John Leahy, the Airbus salesman credited with helping Airbus topple Boeing's lead, is expected to survive the management turmoil, which has been exacerbated by French-German rivalry within EADS.

Leahy is an American from New York. France's Lagardere and Germany's DaimlerChrysler are the two main shareholders of EADS, which owns 80% of Airbus.

Because of the ownership arrangement, EADS has two headquarters -- in Paris and Munich -- and two chief executives, one French and the other German. Major manufacturing facilities for Airbus are also split between France and Germany.

Louis Gallois, currently the head of France's state railway, will replace Forgeard. The deputy chief executive of French industrial conglomerate Saint-Gobain Group, Christian Streiff, will become the first outsider to run Airbus.

Forgeard's departure brings to an end a tumultuous year marked by his squabbles with German fellow executives. Before becoming co-chief executive at EADS, Forgeard ran Airbus from 1998 to 2005. It was during that time the aircraft maker began developing the A380, the world's largest passenger jet.

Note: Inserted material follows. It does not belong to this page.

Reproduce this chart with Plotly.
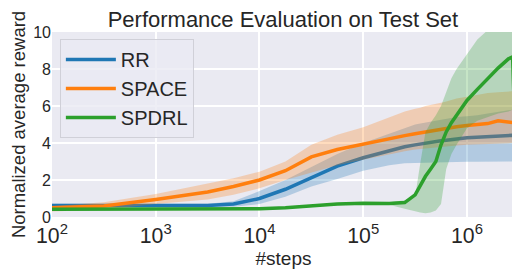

His appointment as EADS co-chief executive was opposed by German shareholders. The rivalry intensified when Forgeard blamed the A380 production delays on wiring problems at an Airbus plant in Hamburg, Germany.

Although Forgeard fought to keep his job to the end, his fate may have been sealed last week when French President Jacques Chirac reversed his support for the longtime ally, saying in a French television interview that action was needed to resolve the management turmoil.

Shortly after Sunday's resignation announcement, French Finance Minister Thierry Breton said in a radio interview that the French government supported the management shake-up.

"It will strengthen German-French cooperation," he said.